* **Task prompt**
Copy exactly the lines from the start of the material through the line with "import plotly.graph_objects as go". Pictures stay out of the copy.
--------------------------------
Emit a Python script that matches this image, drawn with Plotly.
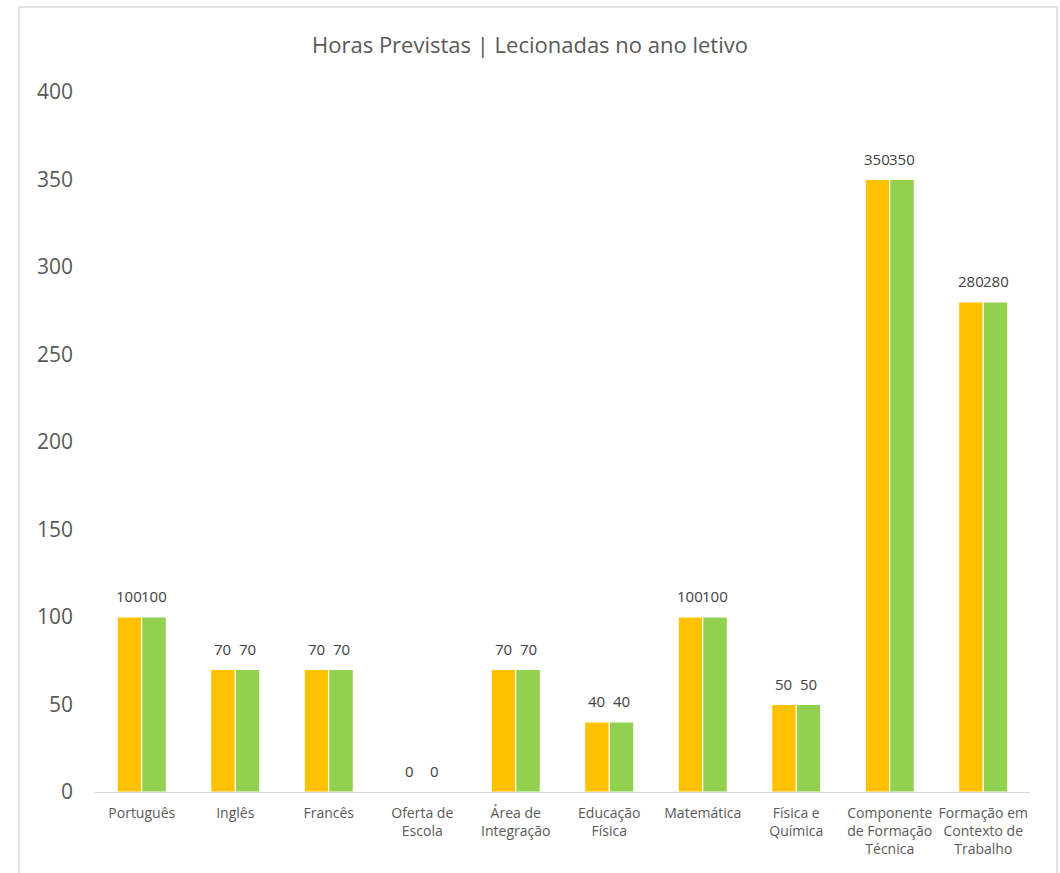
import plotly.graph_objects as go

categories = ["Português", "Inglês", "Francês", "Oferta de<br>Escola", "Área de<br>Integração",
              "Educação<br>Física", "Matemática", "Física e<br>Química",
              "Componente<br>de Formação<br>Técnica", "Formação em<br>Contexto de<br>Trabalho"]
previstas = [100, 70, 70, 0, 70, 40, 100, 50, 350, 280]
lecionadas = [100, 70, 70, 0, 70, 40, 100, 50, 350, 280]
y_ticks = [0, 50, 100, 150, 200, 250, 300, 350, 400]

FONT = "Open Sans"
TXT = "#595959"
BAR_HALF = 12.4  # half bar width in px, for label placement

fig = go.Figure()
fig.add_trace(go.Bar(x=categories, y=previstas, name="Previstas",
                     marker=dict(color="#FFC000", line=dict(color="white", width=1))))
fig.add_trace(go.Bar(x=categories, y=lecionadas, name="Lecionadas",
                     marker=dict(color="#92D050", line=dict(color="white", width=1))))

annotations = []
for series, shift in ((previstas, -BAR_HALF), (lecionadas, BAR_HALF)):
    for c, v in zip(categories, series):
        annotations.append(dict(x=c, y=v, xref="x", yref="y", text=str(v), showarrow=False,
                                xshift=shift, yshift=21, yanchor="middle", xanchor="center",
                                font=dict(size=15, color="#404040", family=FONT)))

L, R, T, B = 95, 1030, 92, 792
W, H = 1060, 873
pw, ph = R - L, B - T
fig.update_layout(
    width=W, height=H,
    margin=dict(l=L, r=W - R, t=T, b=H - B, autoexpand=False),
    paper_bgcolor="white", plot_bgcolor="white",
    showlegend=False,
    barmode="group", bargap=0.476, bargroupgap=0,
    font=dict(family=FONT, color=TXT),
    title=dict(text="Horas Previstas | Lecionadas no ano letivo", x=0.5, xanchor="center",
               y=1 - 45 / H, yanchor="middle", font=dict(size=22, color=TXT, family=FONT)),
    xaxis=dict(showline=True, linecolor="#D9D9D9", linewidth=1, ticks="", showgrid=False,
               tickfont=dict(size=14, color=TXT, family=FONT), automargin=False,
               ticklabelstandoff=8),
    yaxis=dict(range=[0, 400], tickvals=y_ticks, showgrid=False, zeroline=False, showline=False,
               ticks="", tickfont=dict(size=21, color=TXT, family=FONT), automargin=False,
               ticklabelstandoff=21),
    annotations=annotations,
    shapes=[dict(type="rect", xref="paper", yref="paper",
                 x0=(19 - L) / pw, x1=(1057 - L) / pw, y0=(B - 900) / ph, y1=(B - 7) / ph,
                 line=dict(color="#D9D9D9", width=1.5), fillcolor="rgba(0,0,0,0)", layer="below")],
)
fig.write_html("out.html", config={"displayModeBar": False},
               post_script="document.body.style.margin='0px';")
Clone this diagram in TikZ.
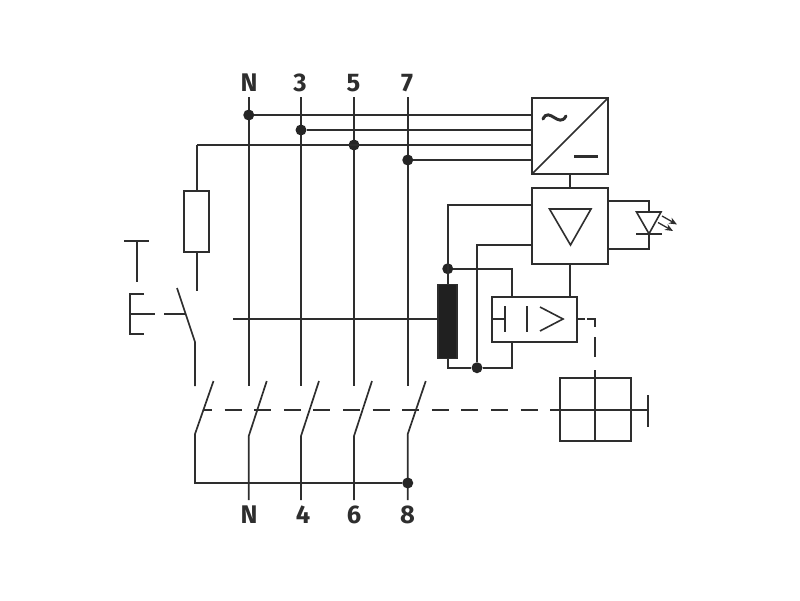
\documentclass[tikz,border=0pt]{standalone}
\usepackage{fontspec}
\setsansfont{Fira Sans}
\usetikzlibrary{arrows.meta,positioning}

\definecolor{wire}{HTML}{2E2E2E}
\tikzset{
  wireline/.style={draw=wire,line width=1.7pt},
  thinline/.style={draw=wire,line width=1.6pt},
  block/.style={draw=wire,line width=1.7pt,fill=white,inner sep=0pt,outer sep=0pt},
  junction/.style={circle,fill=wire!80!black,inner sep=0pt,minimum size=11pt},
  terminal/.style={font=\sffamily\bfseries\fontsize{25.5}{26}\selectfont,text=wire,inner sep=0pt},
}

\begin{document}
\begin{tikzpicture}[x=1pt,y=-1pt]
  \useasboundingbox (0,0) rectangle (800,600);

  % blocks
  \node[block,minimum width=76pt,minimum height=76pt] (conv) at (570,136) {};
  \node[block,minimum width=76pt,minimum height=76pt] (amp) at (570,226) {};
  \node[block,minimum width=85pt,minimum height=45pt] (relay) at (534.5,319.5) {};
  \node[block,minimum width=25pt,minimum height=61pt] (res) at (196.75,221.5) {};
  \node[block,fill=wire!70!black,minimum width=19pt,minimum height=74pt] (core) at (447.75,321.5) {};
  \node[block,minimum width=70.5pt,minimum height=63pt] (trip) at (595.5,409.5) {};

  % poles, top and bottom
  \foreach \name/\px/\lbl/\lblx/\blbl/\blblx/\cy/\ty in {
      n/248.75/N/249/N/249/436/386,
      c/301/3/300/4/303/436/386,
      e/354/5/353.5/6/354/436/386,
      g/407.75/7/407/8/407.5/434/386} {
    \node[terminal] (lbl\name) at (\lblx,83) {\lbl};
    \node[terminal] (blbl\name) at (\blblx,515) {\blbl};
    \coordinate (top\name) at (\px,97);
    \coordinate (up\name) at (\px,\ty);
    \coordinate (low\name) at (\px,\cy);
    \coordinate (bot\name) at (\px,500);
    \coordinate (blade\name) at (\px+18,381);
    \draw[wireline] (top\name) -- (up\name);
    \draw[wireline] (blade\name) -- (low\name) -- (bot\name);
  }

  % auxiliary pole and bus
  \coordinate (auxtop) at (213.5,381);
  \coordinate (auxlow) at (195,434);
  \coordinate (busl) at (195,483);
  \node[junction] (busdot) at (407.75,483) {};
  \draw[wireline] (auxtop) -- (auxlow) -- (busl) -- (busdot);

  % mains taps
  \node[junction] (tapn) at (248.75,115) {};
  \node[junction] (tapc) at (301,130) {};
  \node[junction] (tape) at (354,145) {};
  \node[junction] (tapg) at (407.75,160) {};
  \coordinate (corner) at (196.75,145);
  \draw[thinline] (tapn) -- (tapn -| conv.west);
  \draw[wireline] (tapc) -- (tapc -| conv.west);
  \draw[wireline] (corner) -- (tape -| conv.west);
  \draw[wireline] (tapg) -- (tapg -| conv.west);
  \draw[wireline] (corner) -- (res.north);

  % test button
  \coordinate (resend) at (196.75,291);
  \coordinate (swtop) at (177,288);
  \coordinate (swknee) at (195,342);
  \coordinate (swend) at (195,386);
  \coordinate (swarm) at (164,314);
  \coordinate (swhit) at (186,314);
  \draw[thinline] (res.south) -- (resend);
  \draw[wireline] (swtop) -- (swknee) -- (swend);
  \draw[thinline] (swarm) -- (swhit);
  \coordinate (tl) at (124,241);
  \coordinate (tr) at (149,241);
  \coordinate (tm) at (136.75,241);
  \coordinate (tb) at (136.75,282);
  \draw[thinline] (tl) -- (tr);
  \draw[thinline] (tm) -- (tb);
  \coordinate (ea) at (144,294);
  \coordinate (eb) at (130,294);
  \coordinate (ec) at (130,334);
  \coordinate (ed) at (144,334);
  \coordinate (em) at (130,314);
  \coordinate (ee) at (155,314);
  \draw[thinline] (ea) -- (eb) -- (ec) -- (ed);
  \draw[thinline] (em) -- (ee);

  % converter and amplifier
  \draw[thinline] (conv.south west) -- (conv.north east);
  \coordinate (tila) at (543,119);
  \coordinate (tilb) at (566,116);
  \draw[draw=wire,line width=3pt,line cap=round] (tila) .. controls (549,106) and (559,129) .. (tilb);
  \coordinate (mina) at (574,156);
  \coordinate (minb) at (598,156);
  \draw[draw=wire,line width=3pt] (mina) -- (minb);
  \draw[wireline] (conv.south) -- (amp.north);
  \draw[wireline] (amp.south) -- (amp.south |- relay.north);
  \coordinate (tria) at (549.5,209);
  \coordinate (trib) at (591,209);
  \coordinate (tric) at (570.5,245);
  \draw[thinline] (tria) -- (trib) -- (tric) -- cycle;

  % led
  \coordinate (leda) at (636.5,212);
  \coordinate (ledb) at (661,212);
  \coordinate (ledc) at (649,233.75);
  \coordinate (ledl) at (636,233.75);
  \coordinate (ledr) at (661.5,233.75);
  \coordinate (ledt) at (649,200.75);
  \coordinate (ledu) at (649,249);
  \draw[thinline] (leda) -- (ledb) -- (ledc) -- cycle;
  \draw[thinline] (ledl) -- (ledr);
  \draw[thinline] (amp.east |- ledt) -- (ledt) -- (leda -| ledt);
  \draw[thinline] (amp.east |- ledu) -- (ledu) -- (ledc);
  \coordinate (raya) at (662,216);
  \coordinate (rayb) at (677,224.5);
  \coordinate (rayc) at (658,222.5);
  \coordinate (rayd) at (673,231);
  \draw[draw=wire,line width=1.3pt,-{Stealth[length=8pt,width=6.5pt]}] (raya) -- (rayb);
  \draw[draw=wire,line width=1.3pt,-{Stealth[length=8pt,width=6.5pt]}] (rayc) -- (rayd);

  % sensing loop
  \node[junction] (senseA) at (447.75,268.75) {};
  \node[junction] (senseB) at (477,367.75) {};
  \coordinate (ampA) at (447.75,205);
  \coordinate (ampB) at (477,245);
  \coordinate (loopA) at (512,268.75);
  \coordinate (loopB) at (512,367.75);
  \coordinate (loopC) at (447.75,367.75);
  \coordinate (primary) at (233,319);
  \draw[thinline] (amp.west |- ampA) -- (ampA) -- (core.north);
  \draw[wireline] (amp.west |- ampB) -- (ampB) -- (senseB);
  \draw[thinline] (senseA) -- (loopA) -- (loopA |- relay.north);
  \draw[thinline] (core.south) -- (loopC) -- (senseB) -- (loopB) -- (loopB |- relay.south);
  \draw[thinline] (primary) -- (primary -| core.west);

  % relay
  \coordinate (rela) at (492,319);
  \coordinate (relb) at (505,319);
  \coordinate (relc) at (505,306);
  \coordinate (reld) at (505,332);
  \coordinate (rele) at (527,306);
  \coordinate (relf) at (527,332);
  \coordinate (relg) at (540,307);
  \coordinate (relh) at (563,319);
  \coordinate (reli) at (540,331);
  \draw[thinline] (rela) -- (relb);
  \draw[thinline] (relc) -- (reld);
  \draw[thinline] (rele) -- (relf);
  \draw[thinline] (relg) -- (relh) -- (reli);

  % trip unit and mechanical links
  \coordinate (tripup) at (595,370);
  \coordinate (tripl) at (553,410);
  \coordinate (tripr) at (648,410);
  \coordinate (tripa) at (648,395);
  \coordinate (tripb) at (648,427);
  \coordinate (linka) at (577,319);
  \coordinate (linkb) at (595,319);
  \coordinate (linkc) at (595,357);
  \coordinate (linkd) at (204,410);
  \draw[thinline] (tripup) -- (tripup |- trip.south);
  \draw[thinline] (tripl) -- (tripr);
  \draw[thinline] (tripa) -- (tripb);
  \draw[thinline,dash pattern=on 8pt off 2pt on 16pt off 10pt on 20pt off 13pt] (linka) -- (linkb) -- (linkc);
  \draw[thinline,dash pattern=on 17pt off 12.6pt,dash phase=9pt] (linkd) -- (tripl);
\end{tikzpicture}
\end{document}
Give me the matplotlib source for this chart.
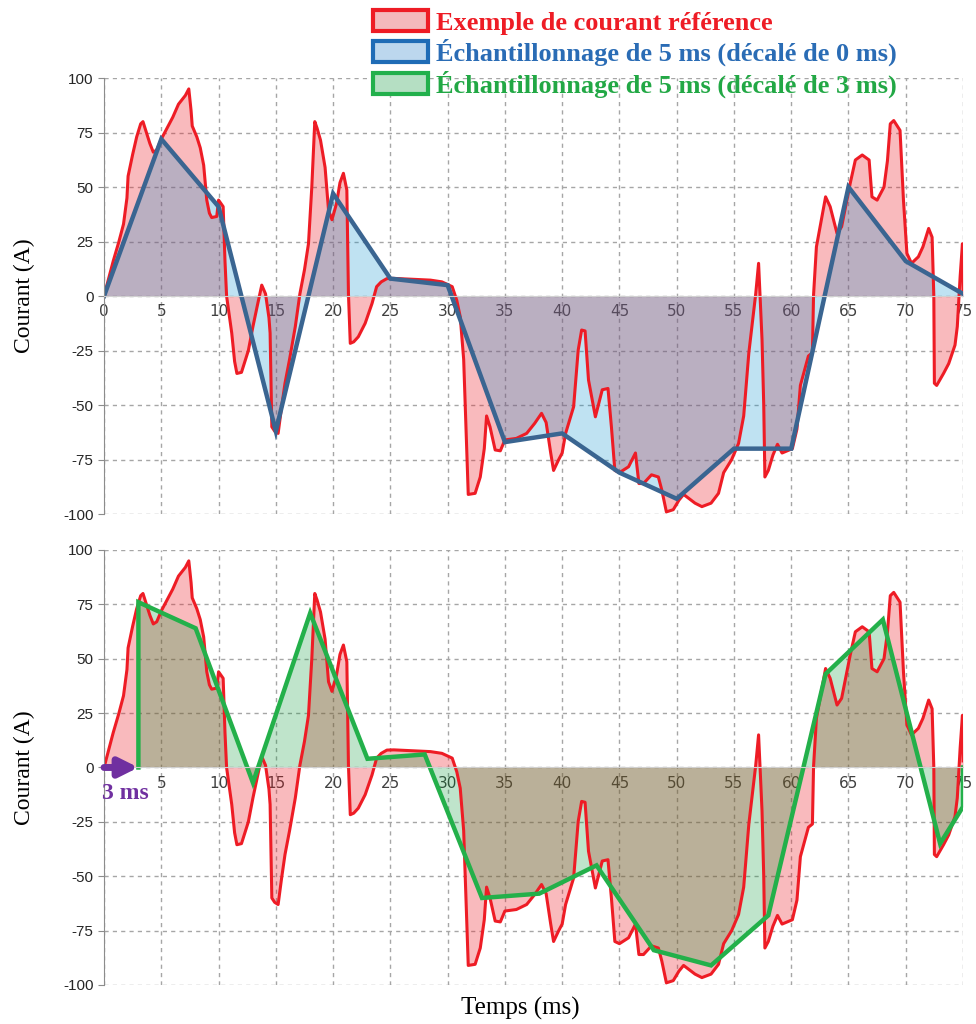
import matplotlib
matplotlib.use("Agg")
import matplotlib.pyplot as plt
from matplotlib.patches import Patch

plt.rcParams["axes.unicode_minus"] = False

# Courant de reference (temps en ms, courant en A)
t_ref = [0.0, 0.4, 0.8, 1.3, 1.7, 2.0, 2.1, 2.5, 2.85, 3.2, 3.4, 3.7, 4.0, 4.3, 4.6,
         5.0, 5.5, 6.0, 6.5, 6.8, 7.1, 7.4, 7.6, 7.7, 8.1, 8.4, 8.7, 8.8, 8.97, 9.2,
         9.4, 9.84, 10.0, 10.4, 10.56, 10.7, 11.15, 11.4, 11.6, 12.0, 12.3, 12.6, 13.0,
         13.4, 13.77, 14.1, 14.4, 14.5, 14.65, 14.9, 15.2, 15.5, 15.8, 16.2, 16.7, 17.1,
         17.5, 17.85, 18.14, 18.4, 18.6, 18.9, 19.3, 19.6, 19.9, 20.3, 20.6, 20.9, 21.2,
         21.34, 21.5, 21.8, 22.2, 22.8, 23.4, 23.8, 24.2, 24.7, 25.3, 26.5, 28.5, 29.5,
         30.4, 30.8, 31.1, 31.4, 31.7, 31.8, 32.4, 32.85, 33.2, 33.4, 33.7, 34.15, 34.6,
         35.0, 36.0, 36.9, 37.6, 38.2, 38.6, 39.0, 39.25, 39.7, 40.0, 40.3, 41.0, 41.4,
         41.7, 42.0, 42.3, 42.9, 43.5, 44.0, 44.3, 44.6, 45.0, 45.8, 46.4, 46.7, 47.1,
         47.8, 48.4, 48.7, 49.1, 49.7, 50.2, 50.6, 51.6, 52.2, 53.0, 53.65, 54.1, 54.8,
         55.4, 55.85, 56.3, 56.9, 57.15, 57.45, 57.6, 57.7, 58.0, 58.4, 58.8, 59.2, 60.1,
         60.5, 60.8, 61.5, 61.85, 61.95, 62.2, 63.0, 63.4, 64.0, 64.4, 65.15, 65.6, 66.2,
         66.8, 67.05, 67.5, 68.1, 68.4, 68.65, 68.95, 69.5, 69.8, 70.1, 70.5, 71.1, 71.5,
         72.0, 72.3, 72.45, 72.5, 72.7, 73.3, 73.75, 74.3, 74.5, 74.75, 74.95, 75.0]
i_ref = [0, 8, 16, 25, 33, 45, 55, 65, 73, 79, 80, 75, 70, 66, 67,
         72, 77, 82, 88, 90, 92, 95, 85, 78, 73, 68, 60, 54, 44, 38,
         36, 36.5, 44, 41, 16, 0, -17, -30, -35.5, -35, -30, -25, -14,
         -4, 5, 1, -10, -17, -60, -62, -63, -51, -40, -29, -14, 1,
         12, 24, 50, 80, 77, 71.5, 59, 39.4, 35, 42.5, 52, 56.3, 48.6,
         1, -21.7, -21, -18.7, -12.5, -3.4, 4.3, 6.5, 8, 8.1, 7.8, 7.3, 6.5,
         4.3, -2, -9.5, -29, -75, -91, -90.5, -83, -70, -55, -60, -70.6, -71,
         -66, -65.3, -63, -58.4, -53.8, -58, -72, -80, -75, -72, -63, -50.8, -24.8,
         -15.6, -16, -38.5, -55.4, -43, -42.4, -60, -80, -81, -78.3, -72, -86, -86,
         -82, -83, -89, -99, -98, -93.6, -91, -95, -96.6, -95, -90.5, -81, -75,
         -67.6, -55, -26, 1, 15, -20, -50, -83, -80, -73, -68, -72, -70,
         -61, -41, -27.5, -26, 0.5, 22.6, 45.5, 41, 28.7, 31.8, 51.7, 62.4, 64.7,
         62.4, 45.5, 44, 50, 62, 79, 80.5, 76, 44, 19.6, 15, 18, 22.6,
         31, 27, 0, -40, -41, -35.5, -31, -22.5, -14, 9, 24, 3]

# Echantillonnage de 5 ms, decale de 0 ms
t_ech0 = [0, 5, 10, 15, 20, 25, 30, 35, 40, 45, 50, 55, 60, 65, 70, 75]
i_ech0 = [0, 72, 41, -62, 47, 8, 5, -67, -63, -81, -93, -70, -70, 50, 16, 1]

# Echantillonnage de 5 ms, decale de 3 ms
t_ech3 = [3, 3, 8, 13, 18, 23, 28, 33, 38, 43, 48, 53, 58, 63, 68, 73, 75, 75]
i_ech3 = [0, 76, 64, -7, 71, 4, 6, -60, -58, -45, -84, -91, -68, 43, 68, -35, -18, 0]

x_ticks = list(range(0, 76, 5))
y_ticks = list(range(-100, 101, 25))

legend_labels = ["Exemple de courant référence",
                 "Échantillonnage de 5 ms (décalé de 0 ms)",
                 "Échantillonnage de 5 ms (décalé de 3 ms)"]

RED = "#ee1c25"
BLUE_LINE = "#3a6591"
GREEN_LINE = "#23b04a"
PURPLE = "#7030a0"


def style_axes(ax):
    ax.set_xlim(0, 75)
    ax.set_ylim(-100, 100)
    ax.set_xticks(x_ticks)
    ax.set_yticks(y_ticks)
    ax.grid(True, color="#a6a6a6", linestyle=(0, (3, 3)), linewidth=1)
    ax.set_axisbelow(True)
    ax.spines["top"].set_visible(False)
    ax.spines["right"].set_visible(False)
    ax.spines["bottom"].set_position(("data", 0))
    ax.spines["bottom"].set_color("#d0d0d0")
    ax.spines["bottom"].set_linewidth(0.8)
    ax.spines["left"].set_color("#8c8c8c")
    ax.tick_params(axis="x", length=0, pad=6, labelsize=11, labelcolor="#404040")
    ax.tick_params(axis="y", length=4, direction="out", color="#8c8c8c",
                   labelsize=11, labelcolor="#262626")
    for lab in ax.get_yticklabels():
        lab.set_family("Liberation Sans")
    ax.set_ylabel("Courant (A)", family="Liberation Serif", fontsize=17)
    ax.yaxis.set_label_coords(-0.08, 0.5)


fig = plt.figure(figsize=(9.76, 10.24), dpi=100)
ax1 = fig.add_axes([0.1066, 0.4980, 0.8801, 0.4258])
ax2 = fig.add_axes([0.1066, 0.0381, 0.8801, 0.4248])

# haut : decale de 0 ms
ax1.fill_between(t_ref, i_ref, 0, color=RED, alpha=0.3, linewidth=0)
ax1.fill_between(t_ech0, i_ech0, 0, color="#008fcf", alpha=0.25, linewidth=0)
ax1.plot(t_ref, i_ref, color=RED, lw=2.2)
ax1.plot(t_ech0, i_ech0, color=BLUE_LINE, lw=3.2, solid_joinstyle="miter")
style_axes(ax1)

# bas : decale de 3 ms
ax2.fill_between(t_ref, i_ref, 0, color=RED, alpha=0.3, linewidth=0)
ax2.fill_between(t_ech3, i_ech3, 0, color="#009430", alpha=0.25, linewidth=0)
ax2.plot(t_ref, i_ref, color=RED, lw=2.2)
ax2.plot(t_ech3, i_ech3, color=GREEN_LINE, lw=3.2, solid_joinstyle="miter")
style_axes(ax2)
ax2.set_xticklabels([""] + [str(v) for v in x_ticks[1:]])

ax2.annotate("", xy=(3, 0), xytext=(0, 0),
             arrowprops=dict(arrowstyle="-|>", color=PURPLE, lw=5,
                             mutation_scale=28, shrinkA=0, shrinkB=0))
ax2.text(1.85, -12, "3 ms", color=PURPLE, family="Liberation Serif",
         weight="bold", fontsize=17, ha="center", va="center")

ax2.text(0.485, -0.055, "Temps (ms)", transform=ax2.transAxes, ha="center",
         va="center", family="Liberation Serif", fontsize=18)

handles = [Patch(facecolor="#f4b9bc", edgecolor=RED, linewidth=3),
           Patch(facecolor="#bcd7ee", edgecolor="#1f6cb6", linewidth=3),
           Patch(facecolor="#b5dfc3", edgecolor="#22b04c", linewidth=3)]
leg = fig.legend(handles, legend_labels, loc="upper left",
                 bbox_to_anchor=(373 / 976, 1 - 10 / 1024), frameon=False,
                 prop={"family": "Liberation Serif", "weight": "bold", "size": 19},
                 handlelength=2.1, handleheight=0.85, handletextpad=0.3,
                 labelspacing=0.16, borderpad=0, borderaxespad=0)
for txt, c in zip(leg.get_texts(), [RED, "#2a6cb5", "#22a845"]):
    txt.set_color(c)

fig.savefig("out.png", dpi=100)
--------------------------------
* **Answer to the exercise**
Emit a Python script that matches this image, drawn with Plotly.
import plotly.graph_objects as go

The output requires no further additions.